Published online by Cambridge University Press: 05 January 2013
How and why did the first national communities emerge in France, the United States, and Britain? Or in more precise terms: why were political alliances and collective identities reorganized along national lines, replacing estates, tribes, village communities, and other local corporations? Obviously, the first states built on such a national compact were not able to copy this new institutional template from elsewhere. We thus will have to show how networks of alliances and identification were reorganized from within a society. This chapter demonstrates how high levels of state centralization and well-developed networks of voluntary associations lead to encompassing alliance structures and thus to nation building. The case of France will illustrate this trajectory. Alliances and identities will form along ethnic, rather than national, lines if states have less to offer in terms of public goods and political participation and if the relationships between rulers and ruled cannot be organized on the basis of voluntary associations. This is the path of political development that the Ottoman empire traveled down. The resulting political closure and exclusion along ethnic lines can lead to wars both between and within newly formed nation-states, as will be argued in Chapters 4 and 5.

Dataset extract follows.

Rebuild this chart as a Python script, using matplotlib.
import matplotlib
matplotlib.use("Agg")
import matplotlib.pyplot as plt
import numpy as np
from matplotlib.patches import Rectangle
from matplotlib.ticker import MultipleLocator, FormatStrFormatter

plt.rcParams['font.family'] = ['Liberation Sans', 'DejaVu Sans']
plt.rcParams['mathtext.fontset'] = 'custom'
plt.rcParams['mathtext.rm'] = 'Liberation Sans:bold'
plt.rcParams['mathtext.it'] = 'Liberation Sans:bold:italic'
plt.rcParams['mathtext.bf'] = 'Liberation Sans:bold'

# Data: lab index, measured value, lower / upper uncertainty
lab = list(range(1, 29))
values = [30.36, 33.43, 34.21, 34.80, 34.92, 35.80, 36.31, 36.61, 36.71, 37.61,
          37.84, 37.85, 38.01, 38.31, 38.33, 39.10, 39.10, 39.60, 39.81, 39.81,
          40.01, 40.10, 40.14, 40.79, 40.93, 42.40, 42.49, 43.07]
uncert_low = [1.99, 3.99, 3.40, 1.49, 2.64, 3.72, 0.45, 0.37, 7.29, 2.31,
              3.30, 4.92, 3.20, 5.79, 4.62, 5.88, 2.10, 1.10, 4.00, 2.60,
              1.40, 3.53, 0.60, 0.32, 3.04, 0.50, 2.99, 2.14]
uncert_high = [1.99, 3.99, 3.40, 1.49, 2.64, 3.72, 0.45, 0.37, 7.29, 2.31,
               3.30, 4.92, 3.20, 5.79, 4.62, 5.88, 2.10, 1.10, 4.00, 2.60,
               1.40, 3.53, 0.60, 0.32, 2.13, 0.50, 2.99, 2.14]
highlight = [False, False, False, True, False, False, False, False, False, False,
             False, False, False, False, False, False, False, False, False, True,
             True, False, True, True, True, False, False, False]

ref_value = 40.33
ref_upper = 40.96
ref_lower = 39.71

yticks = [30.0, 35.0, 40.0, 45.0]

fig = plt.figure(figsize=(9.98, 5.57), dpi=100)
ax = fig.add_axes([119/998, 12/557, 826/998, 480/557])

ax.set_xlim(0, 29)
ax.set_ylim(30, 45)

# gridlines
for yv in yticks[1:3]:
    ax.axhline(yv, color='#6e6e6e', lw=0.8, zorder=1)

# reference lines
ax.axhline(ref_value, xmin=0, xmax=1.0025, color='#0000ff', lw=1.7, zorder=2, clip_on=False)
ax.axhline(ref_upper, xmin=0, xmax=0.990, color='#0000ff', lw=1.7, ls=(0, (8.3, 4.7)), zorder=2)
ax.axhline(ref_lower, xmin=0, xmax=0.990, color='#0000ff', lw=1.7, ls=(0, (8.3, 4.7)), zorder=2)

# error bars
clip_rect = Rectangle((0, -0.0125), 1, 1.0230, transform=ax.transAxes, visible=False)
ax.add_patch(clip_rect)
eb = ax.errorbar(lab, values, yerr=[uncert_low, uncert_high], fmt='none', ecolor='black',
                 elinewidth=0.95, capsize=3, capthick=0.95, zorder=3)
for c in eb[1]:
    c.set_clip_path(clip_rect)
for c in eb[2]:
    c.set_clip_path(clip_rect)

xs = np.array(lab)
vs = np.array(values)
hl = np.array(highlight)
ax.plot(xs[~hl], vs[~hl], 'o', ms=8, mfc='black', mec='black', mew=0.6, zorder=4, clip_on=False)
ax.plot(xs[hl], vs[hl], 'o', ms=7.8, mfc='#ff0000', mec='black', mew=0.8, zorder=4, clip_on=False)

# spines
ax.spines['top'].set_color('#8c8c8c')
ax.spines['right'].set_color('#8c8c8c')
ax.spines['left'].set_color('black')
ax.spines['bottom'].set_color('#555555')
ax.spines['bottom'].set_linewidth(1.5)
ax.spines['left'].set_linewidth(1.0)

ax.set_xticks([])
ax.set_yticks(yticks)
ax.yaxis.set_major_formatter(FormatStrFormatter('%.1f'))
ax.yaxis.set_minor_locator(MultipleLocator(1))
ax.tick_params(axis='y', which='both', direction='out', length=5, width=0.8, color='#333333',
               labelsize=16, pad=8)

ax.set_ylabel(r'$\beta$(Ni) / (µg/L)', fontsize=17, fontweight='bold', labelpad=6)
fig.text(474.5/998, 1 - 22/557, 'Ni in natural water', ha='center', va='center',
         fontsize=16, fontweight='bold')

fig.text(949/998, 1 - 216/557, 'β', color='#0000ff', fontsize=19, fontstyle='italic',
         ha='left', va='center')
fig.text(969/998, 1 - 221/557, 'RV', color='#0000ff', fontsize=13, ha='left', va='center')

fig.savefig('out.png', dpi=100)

To understand nation building and ethnic closure, this chapter introduces a formal model of domestic political alliance formation. According to this model, actors are endowed with different types and amounts of political and economic resources: political decision-making power, control over taxation, military support, and public goods. They seek to exchange some of their resources with some other actors while excluding yet others from the emerging alliance system. Following the relational argument introduced in the previous chapter, we assume that actor alliances will over time develop a shared identity and sense of mutual loyalty. This model allows identifying the power configurations under which nations, ethnic groups, and other types of alliance systems result from the struggles over the boundaries of belonging.